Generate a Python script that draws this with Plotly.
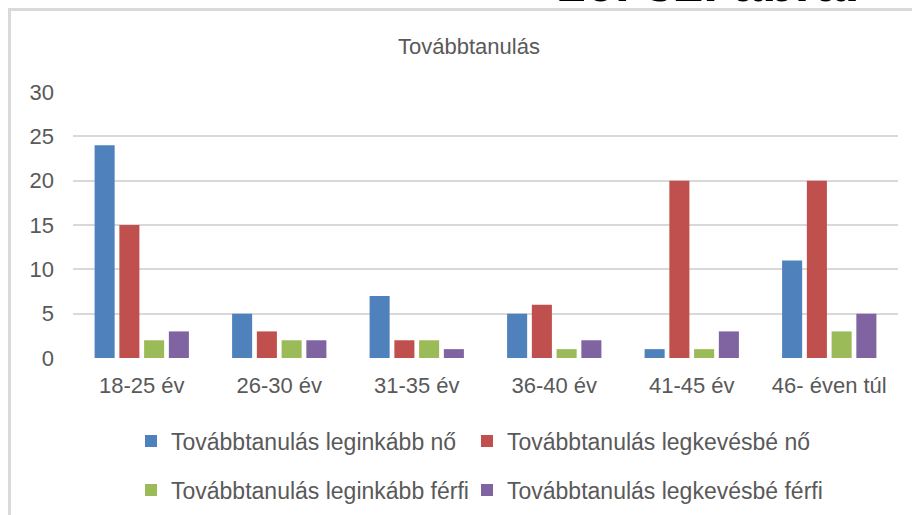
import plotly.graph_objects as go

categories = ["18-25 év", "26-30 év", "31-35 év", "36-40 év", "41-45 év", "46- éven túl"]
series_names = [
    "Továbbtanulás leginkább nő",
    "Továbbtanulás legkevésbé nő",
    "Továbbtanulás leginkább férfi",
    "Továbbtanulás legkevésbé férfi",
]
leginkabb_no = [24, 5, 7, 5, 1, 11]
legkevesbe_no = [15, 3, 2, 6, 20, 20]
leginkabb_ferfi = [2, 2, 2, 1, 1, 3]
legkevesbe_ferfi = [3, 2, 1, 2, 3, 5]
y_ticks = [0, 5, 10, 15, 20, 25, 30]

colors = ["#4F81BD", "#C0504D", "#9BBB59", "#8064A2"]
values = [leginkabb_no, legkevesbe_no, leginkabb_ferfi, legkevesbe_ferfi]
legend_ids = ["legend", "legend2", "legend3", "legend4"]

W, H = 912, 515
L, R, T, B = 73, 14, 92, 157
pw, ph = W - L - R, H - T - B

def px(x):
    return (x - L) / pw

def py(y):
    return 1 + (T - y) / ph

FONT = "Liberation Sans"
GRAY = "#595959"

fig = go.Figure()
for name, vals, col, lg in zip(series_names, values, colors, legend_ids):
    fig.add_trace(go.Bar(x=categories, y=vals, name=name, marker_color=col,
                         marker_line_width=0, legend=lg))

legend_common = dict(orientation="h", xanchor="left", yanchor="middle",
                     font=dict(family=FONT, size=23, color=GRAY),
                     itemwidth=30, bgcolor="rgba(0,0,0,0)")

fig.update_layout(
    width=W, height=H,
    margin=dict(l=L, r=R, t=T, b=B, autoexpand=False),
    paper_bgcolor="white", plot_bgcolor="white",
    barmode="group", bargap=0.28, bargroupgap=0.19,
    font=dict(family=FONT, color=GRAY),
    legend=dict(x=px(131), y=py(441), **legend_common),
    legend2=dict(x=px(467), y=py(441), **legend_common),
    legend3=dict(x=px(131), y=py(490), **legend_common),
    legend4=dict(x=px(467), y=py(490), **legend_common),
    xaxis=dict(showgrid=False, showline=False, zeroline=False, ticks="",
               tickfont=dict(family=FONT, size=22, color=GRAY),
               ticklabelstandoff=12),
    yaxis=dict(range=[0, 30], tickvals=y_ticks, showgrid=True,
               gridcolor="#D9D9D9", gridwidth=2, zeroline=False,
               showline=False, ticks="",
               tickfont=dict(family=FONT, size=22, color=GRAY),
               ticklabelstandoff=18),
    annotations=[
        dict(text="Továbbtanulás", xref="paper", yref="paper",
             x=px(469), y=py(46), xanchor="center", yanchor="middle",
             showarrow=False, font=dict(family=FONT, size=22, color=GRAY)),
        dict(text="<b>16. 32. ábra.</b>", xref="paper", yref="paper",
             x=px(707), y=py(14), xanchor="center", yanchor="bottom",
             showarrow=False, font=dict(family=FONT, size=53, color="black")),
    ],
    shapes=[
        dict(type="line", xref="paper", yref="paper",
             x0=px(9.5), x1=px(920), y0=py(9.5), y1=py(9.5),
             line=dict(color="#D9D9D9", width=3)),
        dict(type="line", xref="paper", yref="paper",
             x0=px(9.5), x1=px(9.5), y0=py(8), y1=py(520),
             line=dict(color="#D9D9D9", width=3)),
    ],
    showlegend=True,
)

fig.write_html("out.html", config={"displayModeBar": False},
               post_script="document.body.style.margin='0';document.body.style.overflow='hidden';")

...

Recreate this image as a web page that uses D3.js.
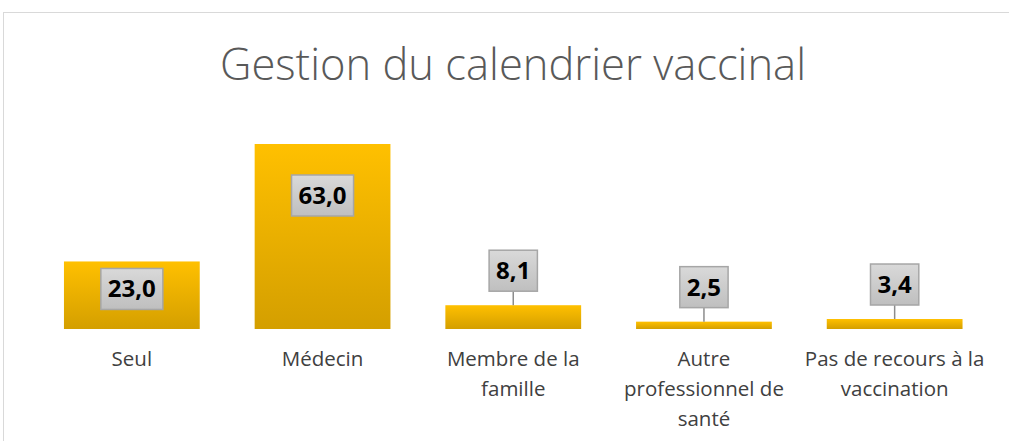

Short exercise.
Working from the entries above, reproduce exactly and only the lines beginning with the line that has "Generate a Python" and ending with the line that has "import plotly.graph_objects as go"; omit all pictures.

Final result.
Generate a Python script that draws this with Plotly.
import plotly.graph_objects as go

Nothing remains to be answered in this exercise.